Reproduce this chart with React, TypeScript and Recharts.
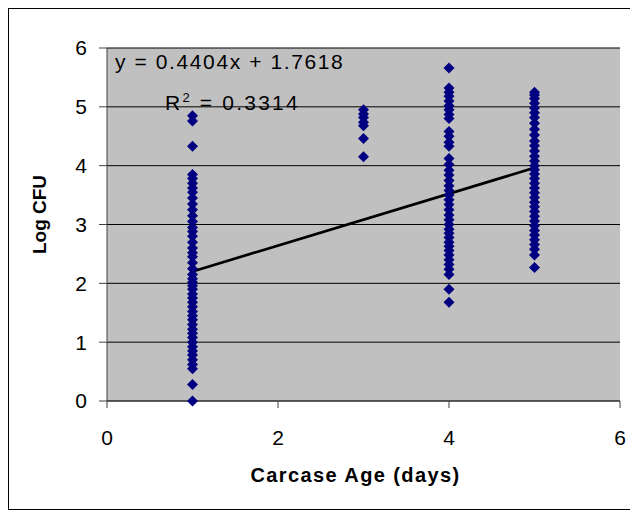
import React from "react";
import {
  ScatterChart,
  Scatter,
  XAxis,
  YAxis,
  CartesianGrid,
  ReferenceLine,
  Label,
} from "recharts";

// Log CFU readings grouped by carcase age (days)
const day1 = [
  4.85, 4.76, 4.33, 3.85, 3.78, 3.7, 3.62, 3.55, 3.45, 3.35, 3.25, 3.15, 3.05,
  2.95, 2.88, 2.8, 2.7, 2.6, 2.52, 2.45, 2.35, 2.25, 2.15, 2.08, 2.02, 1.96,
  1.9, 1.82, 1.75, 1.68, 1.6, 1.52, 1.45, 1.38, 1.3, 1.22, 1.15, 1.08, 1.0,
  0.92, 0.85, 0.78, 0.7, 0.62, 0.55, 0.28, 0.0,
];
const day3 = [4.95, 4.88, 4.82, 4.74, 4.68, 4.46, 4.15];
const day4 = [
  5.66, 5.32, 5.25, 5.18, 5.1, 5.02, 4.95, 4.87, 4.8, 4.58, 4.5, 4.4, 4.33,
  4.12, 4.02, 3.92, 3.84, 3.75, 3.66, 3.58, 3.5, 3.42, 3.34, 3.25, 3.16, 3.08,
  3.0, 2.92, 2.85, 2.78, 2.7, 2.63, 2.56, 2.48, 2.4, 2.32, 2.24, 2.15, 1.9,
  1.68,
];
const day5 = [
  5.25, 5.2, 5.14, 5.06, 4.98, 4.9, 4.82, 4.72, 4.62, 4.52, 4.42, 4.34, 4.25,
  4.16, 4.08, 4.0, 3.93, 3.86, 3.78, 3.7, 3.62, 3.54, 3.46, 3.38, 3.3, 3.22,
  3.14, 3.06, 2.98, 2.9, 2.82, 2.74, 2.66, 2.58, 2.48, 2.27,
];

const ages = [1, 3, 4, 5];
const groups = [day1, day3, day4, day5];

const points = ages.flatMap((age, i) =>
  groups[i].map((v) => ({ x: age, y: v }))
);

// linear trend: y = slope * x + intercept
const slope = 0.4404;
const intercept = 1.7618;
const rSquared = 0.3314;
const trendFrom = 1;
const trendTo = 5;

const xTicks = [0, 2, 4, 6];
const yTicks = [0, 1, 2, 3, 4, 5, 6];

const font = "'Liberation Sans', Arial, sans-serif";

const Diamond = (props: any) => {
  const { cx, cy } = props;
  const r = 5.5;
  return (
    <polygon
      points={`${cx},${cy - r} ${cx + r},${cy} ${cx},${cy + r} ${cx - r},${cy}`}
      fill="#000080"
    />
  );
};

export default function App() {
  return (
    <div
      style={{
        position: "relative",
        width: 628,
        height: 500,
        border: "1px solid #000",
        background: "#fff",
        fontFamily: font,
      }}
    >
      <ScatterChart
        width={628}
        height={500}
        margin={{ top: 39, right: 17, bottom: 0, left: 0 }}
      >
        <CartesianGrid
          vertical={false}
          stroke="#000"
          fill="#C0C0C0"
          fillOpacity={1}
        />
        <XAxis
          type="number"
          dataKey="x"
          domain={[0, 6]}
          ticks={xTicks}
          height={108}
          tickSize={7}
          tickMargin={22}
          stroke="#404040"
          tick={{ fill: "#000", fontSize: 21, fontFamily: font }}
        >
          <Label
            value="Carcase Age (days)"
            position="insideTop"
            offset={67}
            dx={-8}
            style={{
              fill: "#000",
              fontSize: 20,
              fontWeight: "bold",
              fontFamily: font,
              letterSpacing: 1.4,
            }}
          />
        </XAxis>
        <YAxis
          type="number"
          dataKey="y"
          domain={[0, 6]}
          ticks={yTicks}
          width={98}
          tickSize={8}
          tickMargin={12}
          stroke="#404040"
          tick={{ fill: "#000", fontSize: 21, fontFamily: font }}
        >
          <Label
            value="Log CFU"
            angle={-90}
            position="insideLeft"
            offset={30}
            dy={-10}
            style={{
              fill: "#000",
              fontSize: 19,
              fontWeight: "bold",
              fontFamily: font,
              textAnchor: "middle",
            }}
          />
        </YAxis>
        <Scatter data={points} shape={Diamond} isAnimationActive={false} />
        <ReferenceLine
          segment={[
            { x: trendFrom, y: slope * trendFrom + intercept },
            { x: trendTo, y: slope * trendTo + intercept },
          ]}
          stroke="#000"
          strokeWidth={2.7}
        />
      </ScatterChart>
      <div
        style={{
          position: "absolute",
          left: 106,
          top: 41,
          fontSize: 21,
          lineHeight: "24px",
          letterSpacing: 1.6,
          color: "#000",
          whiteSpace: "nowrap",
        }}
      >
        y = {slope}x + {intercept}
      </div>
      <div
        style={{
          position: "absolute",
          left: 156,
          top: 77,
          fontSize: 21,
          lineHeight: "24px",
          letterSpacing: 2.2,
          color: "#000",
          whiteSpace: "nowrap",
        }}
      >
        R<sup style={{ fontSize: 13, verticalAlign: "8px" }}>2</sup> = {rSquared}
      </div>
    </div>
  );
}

==================================================

= STATED PROBLEM =
Transcribe the listing above verbatim. Omit the pictures.

= RESULT =
Reproduce this chart with React, TypeScript and Recharts.
import React from "react";
import {
  ScatterChart,
  Scatter,
  XAxis,
  YAxis,
  CartesianGrid,
  ReferenceLine,
  Label,
} from "recharts";

// Log CFU readings grouped by carcase age (days)
const day1 = [
  4.85, 4.76, 4.33, 3.85, 3.78, 3.7, 3.62, 3.55, 3.45, 3.35, 3.25, 3.15, 3.05,
  2.95, 2.88, 2.8, 2.7, 2.6, 2.52, 2.45, 2.35, 2.25, 2.15, 2.08, 2.02, 1.96,
  1.9, 1.82, 1.75, 1.68, 1.6, 1.52, 1.45, 1.38, 1.3, 1.22, 1.15, 1.08, 1.0,
  0.92, 0.85, 0.78, 0.7, 0.62, 0.55, 0.28, 0.0,
];
const day3 = [4.95, 4.88, 4.82, 4.74, 4.68, 4.46, 4.15];
const day4 = [
  5.66, 5.32, 5.25, 5.18, 5.1, 5.02, 4.95, 4.87, 4.8, 4.58, 4.5, 4.4, 4.33,
  4.12, 4.02, 3.92, 3.84, 3.75, 3.66, 3.58, 3.5, 3.42, 3.34, 3.25, 3.16, 3.08,
  3.0, 2.92, 2.85, 2.78, 2.7, 2.63, 2.56, 2.48, 2.4, 2.32, 2.24, 2.15, 1.9,
  1.68,
];
const day5 = [
  5.25, 5.2, 5.14, 5.06, 4.98, 4.9, 4.82, 4.72, 4.62, 4.52, 4.42, 4.34, 4.25,
  4.16, 4.08, 4.0, 3.93, 3.86, 3.78, 3.7, 3.62, 3.54, 3.46, 3.38, 3.3, 3.22,
  3.14, 3.06, 2.98, 2.9, 2.82, 2.74, 2.66, 2.58, 2.48, 2.27,
];

const ages = [1, 3, 4, 5];
const groups = [day1, day3, day4, day5];

const points = ages.flatMap((age, i) =>
  groups[i].map((v) => ({ x: age, y: v }))
);

// linear trend: y = slope * x + intercept
const slope = 0.4404;
const intercept = 1.7618;
const rSquared = 0.3314;
const trendFrom = 1;
const trendTo = 5;

const xTicks = [0, 2, 4, 6];
const yTicks = [0, 1, 2, 3, 4, 5, 6];

const font = "'Liberation Sans', Arial, sans-serif";

const Diamond = (props: any) => {
  const { cx, cy } = props;
  const r = 5.5;
  return (
    <polygon
      points={`${cx},${cy - r} ${cx + r},${cy} ${cx},${cy + r} ${cx - r},${cy}`}
      fill="#000080"
    />
  );
};

export default function App() {
  return (
    <div
      style={{
        position: "relative",
        width: 628,
        height: 500,
        border: "1px solid #000",
        background: "#fff",
        fontFamily: font,
      }}
    >
      <ScatterChart
        width={628}
        height={500}
        margin={{ top: 39, right: 17, bottom: 0, left: 0 }}
      >
        <CartesianGrid
          vertical={false}
          stroke="#000"
          fill="#C0C0C0"
          fillOpacity={1}
        />
        <XAxis
          type="number"
          dataKey="x"
          domain={[0, 6]}
          ticks={xTicks}
          height={108}
          tickSize={7}
          tickMargin={22}
          stroke="#404040"
          tick={{ fill: "#000", fontSize: 21, fontFamily: font }}
        >
          <Label
            value="Carcase Age (days)"
            position="insideTop"
            offset={67}
            dx={-8}
            style={{
              fill: "#000",
              fontSize: 20,
              fontWeight: "bold",
              fontFamily: font,
              letterSpacing: 1.4,
            }}
          />
        </XAxis>
        <YAxis
          type="number"
          dataKey="y"
          domain={[0, 6]}
          ticks={yTicks}
          width={98}
          tickSize={8}
          tickMargin={12}
          stroke="#404040"
          tick={{ fill: "#000", fontSize: 21, fontFamily: font }}
        >
          <Label
            value="Log CFU"
            angle={-90}
            position="insideLeft"
            offset={30}
            dy={-10}
            style={{
              fill: "#000",
              fontSize: 19,
              fontWeight: "bold",
              fontFamily: font,
              textAnchor: "middle",
            }}
          />
        </YAxis>
        <Scatter data={points} shape={Diamond} isAnimationActive={false} />
        <ReferenceLine
          segment={[
            { x: trendFrom, y: slope * trendFrom + intercept },
            { x: trendTo, y: slope * trendTo + intercept },
          ]}
          stroke="#000"
          strokeWidth={2.7}
        />
      </ScatterChart>
      <div
        style={{
          position: "absolute",
          left: 106,
          top: 41,
          fontSize: 21,
          lineHeight: "24px",
          letterSpacing: 1.6,
          color: "#000",
          whiteSpace: "nowrap",
        }}
      >
        y = {slope}x + {intercept}
      </div>
      <div
        style={{
          position: "absolute",
          left: 156,
          top: 77,
          fontSize: 21,
          lineHeight: "24px",
          letterSpacing: 2.2,
          color: "#000",
          whiteSpace: "nowrap",
        }}
      >
        R<sup style={{ fontSize: 13, verticalAlign: "8px" }}>2</sup> = {rSquared}
      </div>
    </div>
  );
}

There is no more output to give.